Data shown —

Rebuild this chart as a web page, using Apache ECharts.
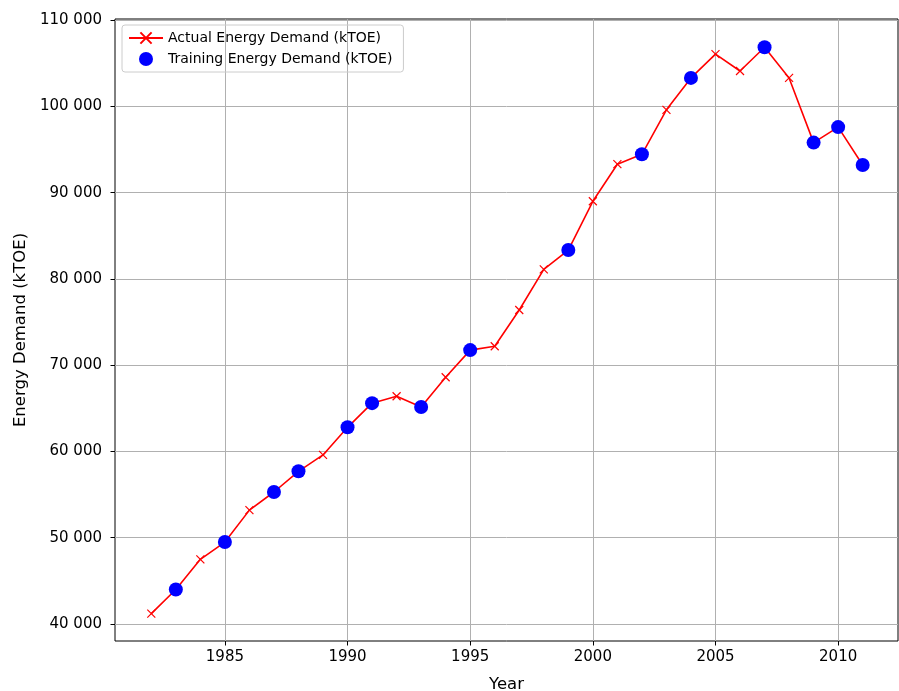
<!DOCTYPE html>
<html>
<head>
<meta charset="utf-8">
<script src="https://cdn.jsdelivr.net/npm/echarts@6/dist/echarts.min.js"></script>
<style>
  html, body { margin: 0; padding: 0; background: #fff; }
  #chart-container { width: 899px; height: 691px; }
</style>
</head>
<body>
<div id="chart-container"></div>
<script>
// Actual demand, one value per year
const years = [1982, 1983, 1984, 1985, 1986, 1987, 1988, 1989, 1990, 1991,
  1992, 1993, 1994, 1995, 1996, 1997, 1998, 1999, 2000, 2001,
  2002, 2003, 2004, 2005, 2006, 2007, 2008, 2009, 2010, 2011];
const actualDemand = [41200, 44000, 47500, 49500, 53200, 55300, 57700, 59600, 62800, 65600,
  66400, 65150, 68600, 71750, 72200, 76400, 81100, 83350, 89000, 93300,
  94450, 99600, 103300, 106050, 104100, 106850, 103300, 95800, 97600, 93200];

// Training points (subset of years)
const trainYears = [1983, 1985, 1987, 1988, 1990, 1991, 1993, 1995, 1999, 2002, 2004, 2007, 2009, 2010, 2011];
const trainDemand = [44000, 49500, 55300, 57700, 62800, 65600, 65150, 71750, 83350, 94450, 103300, 106850, 95800, 97600, 93200];

const xTicks = [1985, 1990, 1995, 2000, 2005, 2010];
const yTicks = [40000, 50000, 60000, 70000, 80000, 90000, 100000, 110000];

const fmtThousands = (v) => {
    const s = String(Math.round(v));
    return s.replace(/\B(?=(\d{3})+(?!\d))/g, ' ');
};

const container = echarts.init(document.getElementById('chart-container'));

const actualData = years.map((y, i) => [y, actualDemand[i]]);
const trainData = trainYears.map((y, i) => [y, trainDemand[i]]);

const cfg = {
    animation: false,
    textStyle: { fontFamily: 'DejaVu Sans', color: '#000' },
    grid: {
        left: 115, right: 1, top: 19, bottom: 50,
        outerBoundsMode: 'none',
        containLabel: false,
        show: true, borderColor: '#000', borderWidth: 1
    },
    legend: {
        orient: 'vertical',
        left: 122, top: 25,
        padding: [6, 11, 6, 6],
        itemGap: 7,
        itemWidth: 34, itemHeight: 14,
        borderColor: '#ccc', borderWidth: 1, borderRadius: 3,
        textStyle: { fontFamily: 'DejaVu Sans', fontSize: 14, color: '#000' },
        data: ['Actual Energy Demand (kTOE)', 'Training Energy Demand (kTOE)']
    },
    xAxis: {
        type: 'value',
        min: 1980.52, max: 2012.44,
        name: 'Year',
        nameLocation: 'middle',
        nameGap: 35,
        nameTextStyle: { fontFamily: 'DejaVu Sans', fontSize: 16.5, color: '#000' },
        axisLine: { show: false },
        axisTick: { show: true, length: 4.5, customValues: xTicks, lineStyle: { color: '#000' } },
        axisLabel: {
            customValues: xTicks, fontFamily: 'DejaVu Sans', fontSize: 15, color: '#000', margin: 9,
            formatter: (v) => String(v)
        },
        splitLine: { show: true, lineStyle: { color: '#b0b0b0', width: 1 } }
    },
    yAxis: {
        type: 'value',
        min: 38030, max: 110130,
        name: 'Energy Demand (kTOE)',
        nameLocation: 'middle',
        nameGap: 85,
        nameTextStyle: { fontFamily: 'DejaVu Sans', fontSize: 16.5, color: '#000' },
        axisLine: { show: false },
        axisTick: { show: true, length: 4.5, customValues: yTicks, lineStyle: { color: '#000' } },
        axisLabel: {
            customValues: yTicks, fontFamily: 'DejaVu Sans', fontSize: 15, color: '#000', margin: 13,
            formatter: fmtThousands
        },
        splitLine: { show: true, lineStyle: { color: '#b0b0b0', width: 1 } }
    },
    series: [{
        name: 'Actual Energy Demand (kTOE)',
        type: 'line',
        data: actualData,
        symbol: 'path://M0,0L10,10M10,0L0,10',
        symbolSize: 8,
        lineStyle: { color: '#ff0000', width: 1.6 },
        itemStyle: { color: '#ff0000', borderColor: '#ff0000', borderWidth: 1.2 },
        z: 2
    }, {
        name: 'Training Energy Demand (kTOE)',
        type: 'scatter',
        data: trainData,
        symbol: 'circle',
        symbolSize: 14,
        itemStyle: { color: '#0000ff', opacity: 1 },
        z: 3
    }]
};

container.setOption(cfg);
</script>
</body>
</html>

Challenge —
Please write out all the data again word for word, but not the pictures.

Complete answer —
Rebuild this chart as a web page, using Apache ECharts.
<!DOCTYPE html>
<html>
<head>
<meta charset="utf-8">
<script src="https://cdn.jsdelivr.net/npm/echarts@6/dist/echarts.min.js"></script>
<style>
  html, body { margin: 0; padding: 0; background: #fff; }
  #chart-container { width: 899px; height: 691px; }
</style>
</head>
<body>
<div id="chart-container"></div>
<script>
// Actual demand, one value per year
const years = [1982, 1983, 1984, 1985, 1986, 1987, 1988, 1989, 1990, 1991,
  1992, 1993, 1994, 1995, 1996, 1997, 1998, 1999, 2000, 2001,
  2002, 2003, 2004, 2005, 2006, 2007, 2008, 2009, 2010, 2011];
const actualDemand = [41200, 44000, 47500, 49500, 53200, 55300, 57700, 59600, 62800, 65600,
  66400, 65150, 68600, 71750, 72200, 76400, 81100, 83350, 89000, 93300,
  94450, 99600, 103300, 106050, 104100, 106850, 103300, 95800, 97600, 93200];

// Training points (subset of years)
const trainYears = [1983, 1985, 1987, 1988, 1990, 1991, 1993, 1995, 1999, 2002, 2004, 2007, 2009, 2010, 2011];
const trainDemand = [44000, 49500, 55300, 57700, 62800, 65600, 65150, 71750, 83350, 94450, 103300, 106850, 95800, 97600, 93200];

const xTicks = [1985, 1990, 1995, 2000, 2005, 2010];
const yTicks = [40000, 50000, 60000, 70000, 80000, 90000, 100000, 110000];

const fmtThousands = (v) => {
    const s = String(Math.round(v));
    return s.replace(/\B(?=(\d{3})+(?!\d))/g, ' ');
};

const container = echarts.init(document.getElementById('chart-container'));

const actualData = years.map((y, i) => [y, actualDemand[i]]);
const trainData = trainYears.map((y, i) => [y, trainDemand[i]]);

const cfg = {
    animation: false,
    textStyle: { fontFamily: 'DejaVu Sans', color: '#000' },
    grid: {
        left: 115, right: 1, top: 19, bottom: 50,
        outerBoundsMode: 'none',
        containLabel: false,
        show: true, borderColor: '#000', borderWidth: 1
    },
    legend: {
        orient: 'vertical',
        left: 122, top: 25,
        padding: [6, 11, 6, 6],
        itemGap: 7,
        itemWidth: 34, itemHeight: 14,
        borderColor: '#ccc', borderWidth: 1, borderRadius: 3,
        textStyle: { fontFamily: 'DejaVu Sans', fontSize: 14, color: '#000' },
        data: ['Actual Energy Demand (kTOE)', 'Training Energy Demand (kTOE)']
    },
    xAxis: {
        type: 'value',
        min: 1980.52, max: 2012.44,
        name: 'Year',
        nameLocation: 'middle',
        nameGap: 35,
        nameTextStyle: { fontFamily: 'DejaVu Sans', fontSize: 16.5, color: '#000' },
        axisLine: { show: false },
        axisTick: { show: true, length: 4.5, customValues: xTicks, lineStyle: { color: '#000' } },
        axisLabel: {
            customValues: xTicks, fontFamily: 'DejaVu Sans', fontSize: 15, color: '#000', margin: 9,
            formatter: (v) => String(v)
        },
        splitLine: { show: true, lineStyle: { color: '#b0b0b0', width: 1 } }
    },
    yAxis: {
        type: 'value',
        min: 38030, max: 110130,
        name: 'Energy Demand (kTOE)',
        nameLocation: 'middle',
        nameGap: 85,
        nameTextStyle: { fontFamily: 'DejaVu Sans', fontSize: 16.5, color: '#000' },
        axisLine: { show: false },
        axisTick: { show: true, length: 4.5, customValues: yTicks, lineStyle: { color: '#000' } },
        axisLabel: {
            customValues: yTicks, fontFamily: 'DejaVu Sans', fontSize: 15, color: '#000', margin: 13,
            formatter: fmtThousands
        },
        splitLine: { show: true, lineStyle: { color: '#b0b0b0', width: 1 } }
    },
    series: [{
        name: 'Actual Energy Demand (kTOE)',
        type: 'line',
        data: actualData,
        symbol: 'path://M0,0L10,10M10,0L0,10',
        symbolSize: 8,
        lineStyle: { color: '#ff0000', width: 1.6 },
        itemStyle: { color: '#ff0000', borderColor: '#ff0000', borderWidth: 1.2 },
        z: 2
    }, {
        name: 'Training Energy Demand (kTOE)',
        type: 'scatter',
        data: trainData,
        symbol: 'circle',
        symbolSize: 14,
        itemStyle: { color: '#0000ff', opacity: 1 },
        z: 3
    }]
};

container.setOption(cfg);
</script>
</body>
</html>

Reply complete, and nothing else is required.